Reproduce the listing word for word. Skip any image.

» **DATA EXTRACT**
_ _ _
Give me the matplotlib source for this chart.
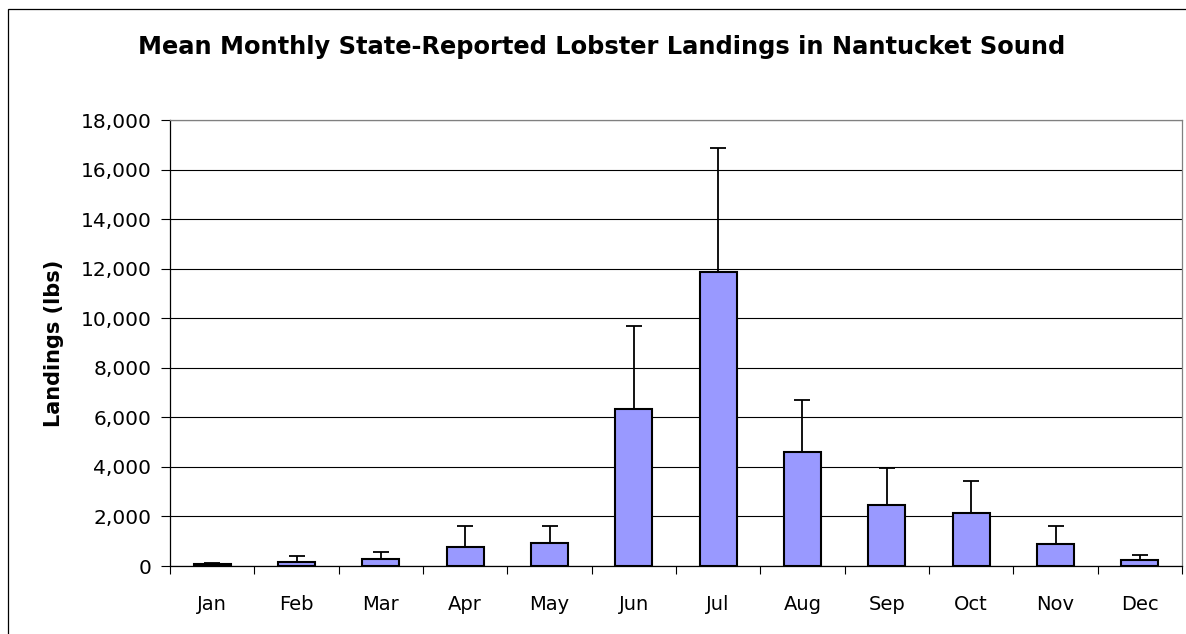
import matplotlib
matplotlib.use('Agg')
import matplotlib.pyplot as plt
import numpy as np
from matplotlib.patches import Rectangle
from matplotlib.ticker import FuncFormatter, FixedLocator

months = ['Jan', 'Feb', 'Mar', 'Apr', 'May', 'Jun', 'Jul', 'Aug', 'Sep', 'Oct', 'Nov', 'Dec']
mean_landings = [70, 150, 270, 780, 920, 6330, 11880, 4590, 2460, 2120, 900, 250]
upper_err = [60, 250, 310, 850, 710, 3370, 4970, 2120, 1480, 1310, 710, 210]
y_ticks = [0, 2000, 4000, 6000, 8000, 10000, 12000, 14000, 16000, 18000]

plt.rcParams['font.family'] = ['DejaVu Sans']

fig = plt.figure(figsize=(11.86, 6.34), dpi=100)
ax = fig.add_axes([170/1186, 68/634, 1012/1186, 446/634])

# outer chart frame (cut off at right and bottom like the original)
fig.patches.append(Rectangle((8/1186, -0.2), 1.2, 1 - 9/634 + 0.2,
                             transform=fig.transFigure, fill=False,
                             edgecolor='black', linewidth=0.9))

x = np.arange(len(months))
ax.bar(x, mean_landings, width=0.435, color='#9999FF', edgecolor='black',
       linewidth=1.5, zorder=3)
ax.errorbar(x, mean_landings, yerr=[np.zeros(len(x)), upper_err], fmt='none',
            ecolor='black', elinewidth=1.3, capsize=6, capthick=1.3, zorder=4)

ax.set_xlim(-0.5, len(months) - 0.5)
ax.set_ylim(0, 18000)
ax.set_yticks(y_ticks)
ax.yaxis.set_major_formatter(FuncFormatter(lambda v, p: f'{int(v):,}'))
ax.grid(axis='y', color='black', linewidth=0.8, zorder=0)

# ticks between categories, labels at centres
ax.xaxis.set_major_locator(FixedLocator(np.arange(-0.5, len(months), 1.0)))
ax.xaxis.set_minor_locator(FixedLocator(x))
ax.set_xticklabels([])
ax.set_xticklabels(months, minor=True)
ax.tick_params(axis='x', which='major', length=6, width=0.8, direction='out')
ax.tick_params(axis='x', which='minor', length=0, pad=21, labelsize=14)
ax.tick_params(axis='y', length=6.5, width=0.8, direction='out', pad=7, labelsize=14.5)

for s in ['left', 'bottom']:
    ax.spines[s].set_color('black')
    ax.spines[s].set_linewidth(0.9)
for s in ['top', 'right']:
    ax.spines[s].set_color('#808080')
    ax.spines[s].set_linewidth(0.9)

ax.set_ylabel('Landings (lbs)', fontsize=15, fontweight='bold', labelpad=12)
fig.text(602/1186, 1 - 47/634, 'Mean Monthly State-Reported Lobster Landings in Nantucket Sound',
         ha='center', va='center', fontsize=17.4, fontweight='bold')

fig.savefig('out.png', dpi=100)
_ _ _
» **RESPONSE TO THE TASK**
Give me the matplotlib source for this chart.
import matplotlib
matplotlib.use('Agg')
import matplotlib.pyplot as plt
import numpy as np
from matplotlib.patches import Rectangle
from matplotlib.ticker import FuncFormatter, FixedLocator

months = ['Jan', 'Feb', 'Mar', 'Apr', 'May', 'Jun', 'Jul', 'Aug', 'Sep', 'Oct', 'Nov', 'Dec']
mean_landings = [70, 150, 270, 780, 920, 6330, 11880, 4590, 2460, 2120, 900, 250]
upper_err = [60, 250, 310, 850, 710, 3370, 4970, 2120, 1480, 1310, 710, 210]
y_ticks = [0, 2000, 4000, 6000, 8000, 10000, 12000, 14000, 16000, 18000]

plt.rcParams['font.family'] = ['DejaVu Sans']

fig = plt.figure(figsize=(11.86, 6.34), dpi=100)
ax = fig.add_axes([170/1186, 68/634, 1012/1186, 446/634])

# outer chart frame (cut off at right and bottom like the original)
fig.patches.append(Rectangle((8/1186, -0.2), 1.2, 1 - 9/634 + 0.2,
                             transform=fig.transFigure, fill=False,
                             edgecolor='black', linewidth=0.9))

x = np.arange(len(months))
ax.bar(x, mean_landings, width=0.435, color='#9999FF', edgecolor='black',
       linewidth=1.5, zorder=3)
ax.errorbar(x, mean_landings, yerr=[np.zeros(len(x)), upper_err], fmt='none',
            ecolor='black', elinewidth=1.3, capsize=6, capthick=1.3, zorder=4)

ax.set_xlim(-0.5, len(months) - 0.5)
ax.set_ylim(0, 18000)
ax.set_yticks(y_ticks)
ax.yaxis.set_major_formatter(FuncFormatter(lambda v, p: f'{int(v):,}'))
ax.grid(axis='y', color='black', linewidth=0.8, zorder=0)

# ticks between categories, labels at centres
ax.xaxis.set_major_locator(FixedLocator(np.arange(-0.5, len(months), 1.0)))
ax.xaxis.set_minor_locator(FixedLocator(x))
ax.set_xticklabels([])
ax.set_xticklabels(months, minor=True)
ax.tick_params(axis='x', which='major', length=6, width=0.8, direction='out')
ax.tick_params(axis='x', which='minor', length=0, pad=21, labelsize=14)
ax.tick_params(axis='y', length=6.5, width=0.8, direction='out', pad=7, labelsize=14.5)

for s in ['left', 'bottom']:
    ax.spines[s].set_color('black')
    ax.spines[s].set_linewidth(0.9)
for s in ['top', 'right']:
    ax.spines[s].set_color('#808080')
    ax.spines[s].set_linewidth(0.9)

ax.set_ylabel('Landings (lbs)', fontsize=15, fontweight='bold', labelpad=12)
fig.text(602/1186, 1 - 47/634, 'Mean Monthly State-Reported Lobster Landings in Nantucket Sound',
         ha='center', va='center', fontsize=17.4, fontweight='bold')

fig.savefig('out.png', dpi=100)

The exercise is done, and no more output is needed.